Daguerrotype (Le secret de la chamber noire) (2017)

In a French mansion, a photographer is obsessed with reproducing long lost photos taken with the daguerreotype technique of yore.  When he hires a young assistant for his project, things get complicated.

Written by Kiyoshi Kurosawa, Catherine Paille, and Eléonore Mahmoudian and directed by Kurosawa, Daguerrotype is a very slow burn of a film that feels more like a drama than anything else.  This being said, there are a few elements that will be surprising if the viewer goes into it completely blind and thus will not be spoiled here.  Having the genre pre-established as anything other than drama will lead into guessing a few of these.  Given the director and his resume, this aspect can be easily guessed.  Here he works in a manner where the characters are given plenty of time to develop themselves and their arcs while the story builds around them.  The writing and directing of the film feel like a proper mix of French and Japanese cinema in a way that is hard to explain but works wonderfully well here.

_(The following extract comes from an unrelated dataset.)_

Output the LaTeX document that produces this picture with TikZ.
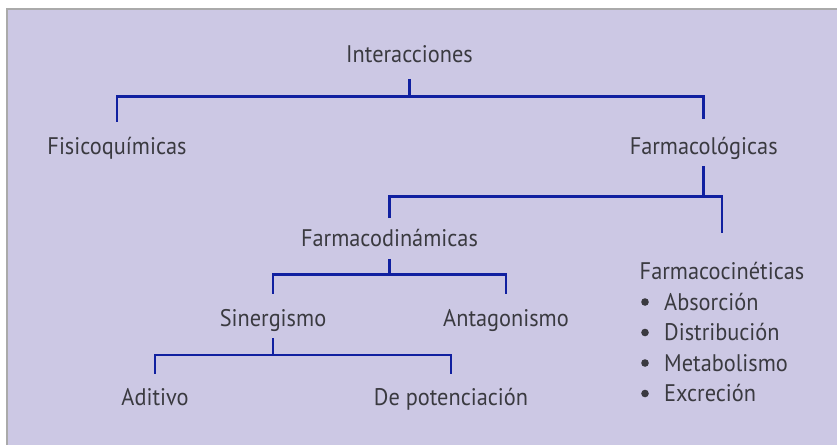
\documentclass[tikz,border=0pt]{standalone}
\usepackage{fontspec}
\setmainfont[FakeStretch=0.93]{PT Sans}
\usetikzlibrary{positioning}

\definecolor{bgfill}{RGB}{204,200,228}
\definecolor{framegray}{RGB}{170,170,170}
\definecolor{linkblue}{RGB}{16,32,160}
\definecolor{textgray}{RGB}{58,58,64}

\tikzset{
	lbl/.style={anchor=base, inner sep=0pt, text height=32pt, text depth=12pt,
		text=textgray, font=\fontsize{24}{30}\selectfont},
	item/.style={anchor=base west, inner sep=0pt, text=textgray,
		font=\fontsize{24}{30}\selectfont},
	link/.style={line width=2.7pt, linkblue, line join=miter}
}

\begin{document}
\begin{tikzpicture}[x=1pt, y=-1pt]

\def\width{837}
\def\height{445}

\path [use as bounding box] (0,0) rectangle (\width,\height);

% FRAME
\fill [white] (0,0) rectangle (\width,\height);
\fill [bgfill] (6,8) rectangle (\width,\height);
\draw [line width=1.5pt, framegray] (6.75,\height) -- (6.75,8.75) -- (\width,8.75);

% NODES
\node [lbl, text depth=16pt] (int) at (409.5,62.7) {Interacciones};
\node [lbl] (fis) at (117,154) {Fisicoquímicas};
\node [lbl, text height=34.7pt] (farm) at (703.7,154) {Farmacológicas};
\node [lbl, text height=28.4pt] (fdin) at (389.5,246.7) {Farmacodinámicas};
\node [lbl, text height=45.7pt] (fcin) at (722,279) {Farmacocinéticas};
\node [lbl] (sin) at (273,326) {Sinergismo};
\node [lbl] (ant) at (506,326) {Antagonismo};
\node [lbl, text height=31.7pt] (adi) at (155,405.7) {Aditivo};
\node [lbl, text height=31.7pt] (pot) at (451,405.7) {De potenciación};

% FARMACOCINETICAS LIST
\foreach \word [count=\i] in {Absorción, Distribución, Metabolismo, Excreción} {
	\node [item] (fcin-\i) at (664,{310+30.5*(\i-1)}) {\word};
	\fill [textgray] (fcin-\i.base west) ++(-19,-8) circle (3.8pt);
}

% BRANCHES
% #1 : parent
% #2 : left child
% #3 : right child
% #4 : y of the bar
\newcommand{\drawbranch}[4]{%
	\draw [link] (#1.south) -- (#1.south |- 0,#4);
	\draw [link] (#2.north) |- (#3.north |- 0,#4) -- (#3.north);
}
\drawbranch{int}{fis}{farm}{96.7}
\drawbranch{farm}{fdin}{fcin}{196.7}
\drawbranch{fdin}{sin}{ant}{274.3}
\drawbranch{sin}{adi}{pot}{355}

\end{tikzpicture}
\end{document}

The acting from the small cast is superb with Tahar Rahim in the lead of Jean, the assistant, giving a performance that is almost subdued.  His presence is, like the rest of the cast really, soft and appropriate for the general feeling of the film.  He gives Jean a gloomy-ness that is perfect while also giving him hope while he works with photographer Stephane and slowly falls for the man’s daughter Marie.  Playing Stephane is Olivier Gourmet who gives his character an underlying sadness, a desperation to cling to the past, that give him an imperative to keep working and stay in the same place at the same time.  His performance guides the film’s tone for the rest of the cast as it all revolves around him even though he’s not the lead per sey.  Playing his daughter, Marie, is Constance Rousseau who is fascinating and captivating to watch.  She plays in subtlety, letting her emotions be barely seen, yet very much there ready to come to the surface.  Her performance is possibly the best of the film and she makes her audience want to see more from her.

Daguerotype is a carefully crafted film that shows an eye for décor and costume, but also an attention to detail that is shown through cinematography by Alexis Kavyrchine.  The images created here keep some darkness to them and use light and shadow in a way that adds mystery and adds to the general gloom feeling and look of the film.  Within those images, the costume designs by Elisabeth Mehu are stunning when it comes to the period reproductions used in the photo set-ups at the center of the film.  These costumes are done with great attention to details and a love for historical accuracy.

Daguerrotype is a beautifully gloomy, superbly acted, extremely slow burn of a film that has a few surprises up its sleep for people ready to see it without knowing a thing about the plot or about which genre it’s in besides drama.  It’s in part a story of desperation and a story of love, one that resonates with characters that feel out of the viewer’s world while still being realistic.  It may be a bit long, but the slowness works for it and its story.  Seeing the daguerreotype process from start to finish is highly interesting, but that may only be an aspect that photographers, photography enthusiasts, and history buffs will be into.  That being said, it’s an integral part of the film and its process making it a needed and integral aspect of the story.  It’s a film that begs to be watched and discovered.